Records shown:

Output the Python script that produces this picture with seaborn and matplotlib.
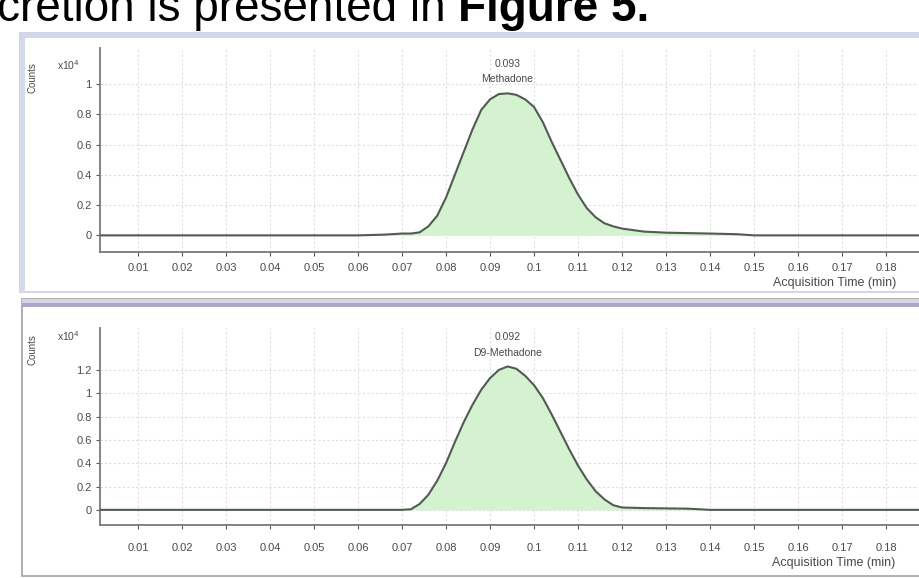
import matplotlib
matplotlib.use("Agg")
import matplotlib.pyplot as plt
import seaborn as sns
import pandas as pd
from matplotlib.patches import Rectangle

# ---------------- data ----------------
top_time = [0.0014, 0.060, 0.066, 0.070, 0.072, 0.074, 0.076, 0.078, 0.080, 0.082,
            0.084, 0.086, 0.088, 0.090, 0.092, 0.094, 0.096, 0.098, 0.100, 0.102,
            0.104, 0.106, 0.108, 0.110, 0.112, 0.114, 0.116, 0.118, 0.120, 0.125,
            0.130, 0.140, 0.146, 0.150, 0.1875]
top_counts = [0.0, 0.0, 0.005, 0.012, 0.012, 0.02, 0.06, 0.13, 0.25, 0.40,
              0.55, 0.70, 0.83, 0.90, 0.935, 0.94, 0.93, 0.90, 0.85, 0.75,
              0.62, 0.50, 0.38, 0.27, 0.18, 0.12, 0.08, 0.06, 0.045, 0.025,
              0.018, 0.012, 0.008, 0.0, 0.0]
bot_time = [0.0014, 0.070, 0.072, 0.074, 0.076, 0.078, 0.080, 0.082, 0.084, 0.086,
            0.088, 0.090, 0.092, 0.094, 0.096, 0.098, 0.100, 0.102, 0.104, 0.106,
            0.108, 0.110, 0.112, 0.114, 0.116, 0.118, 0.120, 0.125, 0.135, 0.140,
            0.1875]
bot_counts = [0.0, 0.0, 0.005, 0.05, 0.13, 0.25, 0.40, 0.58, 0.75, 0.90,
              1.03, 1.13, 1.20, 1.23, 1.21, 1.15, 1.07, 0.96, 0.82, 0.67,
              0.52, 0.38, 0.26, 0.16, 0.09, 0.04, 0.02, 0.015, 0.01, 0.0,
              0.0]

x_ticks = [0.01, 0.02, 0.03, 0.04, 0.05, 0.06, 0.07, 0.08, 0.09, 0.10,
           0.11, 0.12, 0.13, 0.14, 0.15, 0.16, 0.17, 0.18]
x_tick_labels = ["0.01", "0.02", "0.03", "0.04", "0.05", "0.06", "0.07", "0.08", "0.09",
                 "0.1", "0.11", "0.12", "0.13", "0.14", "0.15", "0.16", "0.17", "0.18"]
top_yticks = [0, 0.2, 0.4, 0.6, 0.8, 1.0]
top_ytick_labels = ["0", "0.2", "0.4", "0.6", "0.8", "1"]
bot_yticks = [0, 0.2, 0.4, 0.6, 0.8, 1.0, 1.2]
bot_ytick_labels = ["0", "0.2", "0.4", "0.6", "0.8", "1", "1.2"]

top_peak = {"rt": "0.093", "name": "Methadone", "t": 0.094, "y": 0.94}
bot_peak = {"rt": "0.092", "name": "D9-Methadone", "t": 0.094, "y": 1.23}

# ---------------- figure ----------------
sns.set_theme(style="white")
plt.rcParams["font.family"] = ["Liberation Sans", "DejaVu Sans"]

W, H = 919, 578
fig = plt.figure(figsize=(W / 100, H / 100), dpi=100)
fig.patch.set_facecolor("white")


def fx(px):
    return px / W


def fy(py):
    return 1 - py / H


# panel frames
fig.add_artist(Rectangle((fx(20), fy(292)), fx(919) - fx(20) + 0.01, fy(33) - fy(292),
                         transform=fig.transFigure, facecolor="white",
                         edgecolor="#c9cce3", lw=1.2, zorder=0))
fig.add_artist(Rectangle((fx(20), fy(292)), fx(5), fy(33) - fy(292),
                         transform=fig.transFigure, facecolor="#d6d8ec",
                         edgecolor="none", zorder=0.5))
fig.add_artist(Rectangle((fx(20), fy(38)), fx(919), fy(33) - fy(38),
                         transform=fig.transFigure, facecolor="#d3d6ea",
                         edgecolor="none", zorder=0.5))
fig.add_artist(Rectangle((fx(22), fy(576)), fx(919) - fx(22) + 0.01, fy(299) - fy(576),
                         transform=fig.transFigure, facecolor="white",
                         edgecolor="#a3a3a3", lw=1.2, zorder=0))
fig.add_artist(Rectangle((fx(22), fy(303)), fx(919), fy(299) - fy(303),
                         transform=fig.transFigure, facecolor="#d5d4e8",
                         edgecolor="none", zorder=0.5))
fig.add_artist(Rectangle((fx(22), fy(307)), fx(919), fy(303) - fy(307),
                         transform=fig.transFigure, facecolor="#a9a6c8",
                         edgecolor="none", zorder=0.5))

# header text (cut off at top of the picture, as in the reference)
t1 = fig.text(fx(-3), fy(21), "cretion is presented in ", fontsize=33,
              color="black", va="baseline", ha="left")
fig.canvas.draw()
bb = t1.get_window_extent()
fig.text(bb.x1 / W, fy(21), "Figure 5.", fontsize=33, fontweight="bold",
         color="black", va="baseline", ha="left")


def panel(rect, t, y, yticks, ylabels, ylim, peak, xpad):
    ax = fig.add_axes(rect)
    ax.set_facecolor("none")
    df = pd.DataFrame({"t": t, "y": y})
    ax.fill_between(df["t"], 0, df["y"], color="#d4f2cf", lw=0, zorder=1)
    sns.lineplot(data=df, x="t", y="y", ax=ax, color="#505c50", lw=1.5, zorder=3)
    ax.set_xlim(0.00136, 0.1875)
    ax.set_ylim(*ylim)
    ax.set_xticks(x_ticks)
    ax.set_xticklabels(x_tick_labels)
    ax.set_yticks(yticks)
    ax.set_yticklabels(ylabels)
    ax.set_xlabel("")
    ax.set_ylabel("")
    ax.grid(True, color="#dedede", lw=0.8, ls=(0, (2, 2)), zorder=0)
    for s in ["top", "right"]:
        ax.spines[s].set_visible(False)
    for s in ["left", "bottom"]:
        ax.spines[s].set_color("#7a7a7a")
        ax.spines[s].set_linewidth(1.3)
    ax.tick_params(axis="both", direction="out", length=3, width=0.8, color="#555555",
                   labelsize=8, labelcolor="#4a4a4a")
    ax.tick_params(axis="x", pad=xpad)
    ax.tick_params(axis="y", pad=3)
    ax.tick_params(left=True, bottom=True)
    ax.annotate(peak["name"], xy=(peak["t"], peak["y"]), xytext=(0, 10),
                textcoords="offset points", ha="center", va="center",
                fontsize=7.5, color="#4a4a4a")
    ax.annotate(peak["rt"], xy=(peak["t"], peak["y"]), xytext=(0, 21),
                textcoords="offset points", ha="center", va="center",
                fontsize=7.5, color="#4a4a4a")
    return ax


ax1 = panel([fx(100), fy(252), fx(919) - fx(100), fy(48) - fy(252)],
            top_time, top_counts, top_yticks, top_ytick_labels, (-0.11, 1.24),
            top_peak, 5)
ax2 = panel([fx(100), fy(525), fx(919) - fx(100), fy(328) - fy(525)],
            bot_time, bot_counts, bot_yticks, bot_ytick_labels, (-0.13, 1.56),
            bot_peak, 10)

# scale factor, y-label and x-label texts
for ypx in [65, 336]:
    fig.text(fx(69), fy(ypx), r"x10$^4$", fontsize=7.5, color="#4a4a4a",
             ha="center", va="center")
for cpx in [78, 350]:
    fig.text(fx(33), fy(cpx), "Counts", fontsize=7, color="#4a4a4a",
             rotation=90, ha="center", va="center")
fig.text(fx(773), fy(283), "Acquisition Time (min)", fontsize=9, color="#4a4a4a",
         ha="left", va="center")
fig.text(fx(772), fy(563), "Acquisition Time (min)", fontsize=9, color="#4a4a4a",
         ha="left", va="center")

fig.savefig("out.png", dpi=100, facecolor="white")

---

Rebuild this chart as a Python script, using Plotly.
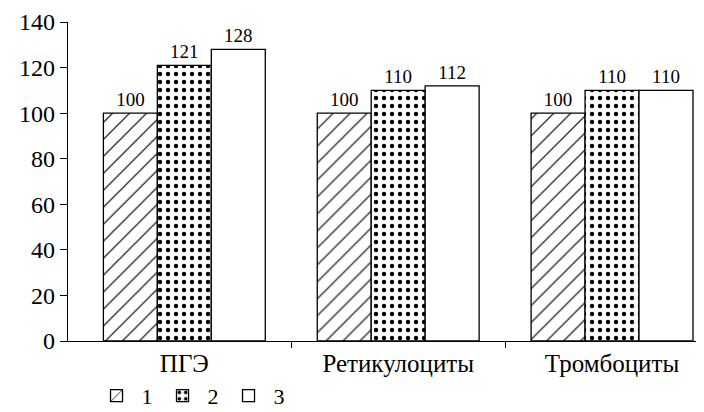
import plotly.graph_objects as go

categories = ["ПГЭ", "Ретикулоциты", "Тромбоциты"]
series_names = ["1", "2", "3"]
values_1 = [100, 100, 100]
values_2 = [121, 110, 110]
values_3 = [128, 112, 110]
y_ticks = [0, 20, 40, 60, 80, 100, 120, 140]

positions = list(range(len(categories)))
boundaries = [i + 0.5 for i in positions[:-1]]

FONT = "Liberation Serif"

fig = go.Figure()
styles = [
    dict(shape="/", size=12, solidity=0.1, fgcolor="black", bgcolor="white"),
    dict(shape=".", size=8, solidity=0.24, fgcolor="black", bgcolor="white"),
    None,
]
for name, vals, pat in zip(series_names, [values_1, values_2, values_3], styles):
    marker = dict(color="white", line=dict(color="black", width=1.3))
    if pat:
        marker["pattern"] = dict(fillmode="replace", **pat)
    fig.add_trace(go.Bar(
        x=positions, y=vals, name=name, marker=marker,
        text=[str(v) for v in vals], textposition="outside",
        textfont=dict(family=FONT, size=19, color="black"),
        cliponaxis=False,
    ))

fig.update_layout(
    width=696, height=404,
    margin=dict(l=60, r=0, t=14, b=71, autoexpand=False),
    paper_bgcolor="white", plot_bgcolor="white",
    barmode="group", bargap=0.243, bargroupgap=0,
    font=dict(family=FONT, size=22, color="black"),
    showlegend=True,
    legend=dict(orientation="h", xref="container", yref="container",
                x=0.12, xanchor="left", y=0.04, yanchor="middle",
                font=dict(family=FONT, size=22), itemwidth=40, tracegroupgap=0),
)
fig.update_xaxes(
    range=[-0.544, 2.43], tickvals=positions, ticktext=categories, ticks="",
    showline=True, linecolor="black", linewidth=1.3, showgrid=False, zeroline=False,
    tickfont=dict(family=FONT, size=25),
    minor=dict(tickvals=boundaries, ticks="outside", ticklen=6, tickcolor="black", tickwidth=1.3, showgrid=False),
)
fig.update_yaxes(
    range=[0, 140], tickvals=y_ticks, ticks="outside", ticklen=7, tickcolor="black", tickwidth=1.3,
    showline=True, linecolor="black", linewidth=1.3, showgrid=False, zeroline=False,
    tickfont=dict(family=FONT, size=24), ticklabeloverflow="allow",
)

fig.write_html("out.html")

...

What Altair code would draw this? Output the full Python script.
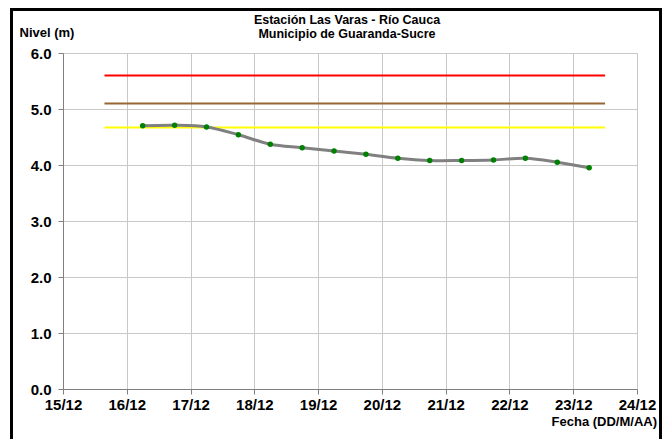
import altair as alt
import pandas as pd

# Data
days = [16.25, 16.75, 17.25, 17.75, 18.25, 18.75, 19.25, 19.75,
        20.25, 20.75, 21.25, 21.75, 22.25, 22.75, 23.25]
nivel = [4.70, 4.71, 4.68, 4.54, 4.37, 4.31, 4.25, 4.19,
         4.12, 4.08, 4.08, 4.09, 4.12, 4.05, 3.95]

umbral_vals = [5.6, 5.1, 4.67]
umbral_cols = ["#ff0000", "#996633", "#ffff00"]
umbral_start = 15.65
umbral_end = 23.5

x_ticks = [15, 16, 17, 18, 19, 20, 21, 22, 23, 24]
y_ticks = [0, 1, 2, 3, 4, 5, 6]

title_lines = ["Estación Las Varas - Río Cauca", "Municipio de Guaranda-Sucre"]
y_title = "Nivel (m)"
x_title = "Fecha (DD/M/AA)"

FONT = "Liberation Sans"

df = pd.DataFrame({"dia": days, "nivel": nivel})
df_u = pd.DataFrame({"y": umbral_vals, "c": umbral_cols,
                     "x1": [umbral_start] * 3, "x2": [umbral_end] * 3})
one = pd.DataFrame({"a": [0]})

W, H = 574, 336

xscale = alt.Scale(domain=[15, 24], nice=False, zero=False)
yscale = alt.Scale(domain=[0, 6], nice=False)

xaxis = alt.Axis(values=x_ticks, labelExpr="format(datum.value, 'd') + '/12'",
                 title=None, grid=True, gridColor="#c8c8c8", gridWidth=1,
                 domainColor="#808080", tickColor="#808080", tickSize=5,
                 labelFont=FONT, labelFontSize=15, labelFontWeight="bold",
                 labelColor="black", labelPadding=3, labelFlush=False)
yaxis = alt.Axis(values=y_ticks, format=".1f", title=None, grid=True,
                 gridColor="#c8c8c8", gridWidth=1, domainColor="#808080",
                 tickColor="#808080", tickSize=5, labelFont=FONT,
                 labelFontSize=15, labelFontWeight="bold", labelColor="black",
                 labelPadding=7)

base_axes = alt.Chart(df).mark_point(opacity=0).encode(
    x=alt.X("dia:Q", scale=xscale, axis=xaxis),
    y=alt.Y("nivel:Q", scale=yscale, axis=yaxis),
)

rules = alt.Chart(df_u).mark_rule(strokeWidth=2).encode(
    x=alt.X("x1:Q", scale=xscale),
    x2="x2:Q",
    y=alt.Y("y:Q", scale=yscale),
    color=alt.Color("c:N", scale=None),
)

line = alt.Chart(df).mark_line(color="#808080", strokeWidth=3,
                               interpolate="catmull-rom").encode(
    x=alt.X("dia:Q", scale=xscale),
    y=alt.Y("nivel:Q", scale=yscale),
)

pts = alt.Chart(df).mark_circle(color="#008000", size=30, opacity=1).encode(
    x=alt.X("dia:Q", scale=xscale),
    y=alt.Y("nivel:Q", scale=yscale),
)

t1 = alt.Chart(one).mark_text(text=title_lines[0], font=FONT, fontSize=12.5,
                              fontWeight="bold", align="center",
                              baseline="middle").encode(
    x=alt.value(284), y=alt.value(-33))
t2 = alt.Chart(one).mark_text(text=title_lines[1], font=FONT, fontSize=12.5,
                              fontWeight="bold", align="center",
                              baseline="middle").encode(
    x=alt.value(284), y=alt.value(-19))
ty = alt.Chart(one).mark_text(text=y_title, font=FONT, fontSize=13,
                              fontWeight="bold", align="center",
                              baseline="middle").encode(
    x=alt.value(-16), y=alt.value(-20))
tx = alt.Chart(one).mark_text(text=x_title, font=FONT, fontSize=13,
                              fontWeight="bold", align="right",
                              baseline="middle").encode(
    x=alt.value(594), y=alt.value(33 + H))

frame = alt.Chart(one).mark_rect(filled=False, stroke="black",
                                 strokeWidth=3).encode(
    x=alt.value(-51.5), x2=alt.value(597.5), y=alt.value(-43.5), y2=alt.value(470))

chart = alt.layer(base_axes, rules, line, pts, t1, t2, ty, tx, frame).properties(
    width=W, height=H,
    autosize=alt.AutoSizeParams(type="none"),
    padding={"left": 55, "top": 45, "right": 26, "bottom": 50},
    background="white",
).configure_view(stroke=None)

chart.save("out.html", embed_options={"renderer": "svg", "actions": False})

Problem to solve: Your task is to quote, unchanged, only the lines from the line bearing "Rebuild this chart" through the line bearing "y_ticks = [0, 20, 40, 60, 80, 100, 120, 140]"; the pictures are not part of the copy.

Full response:
Rebuild this chart as a Python script, using Plotly.
import plotly.graph_objects as go

categories = ["ПГЭ", "Ретикулоциты", "Тромбоциты"]
series_names = ["1", "2", "3"]
values_1 = [100, 100, 100]
values_2 = [121, 110, 110]
values_3 = [128, 112, 110]
y_ticks = [0, 20, 40, 60, 80, 100, 120, 140]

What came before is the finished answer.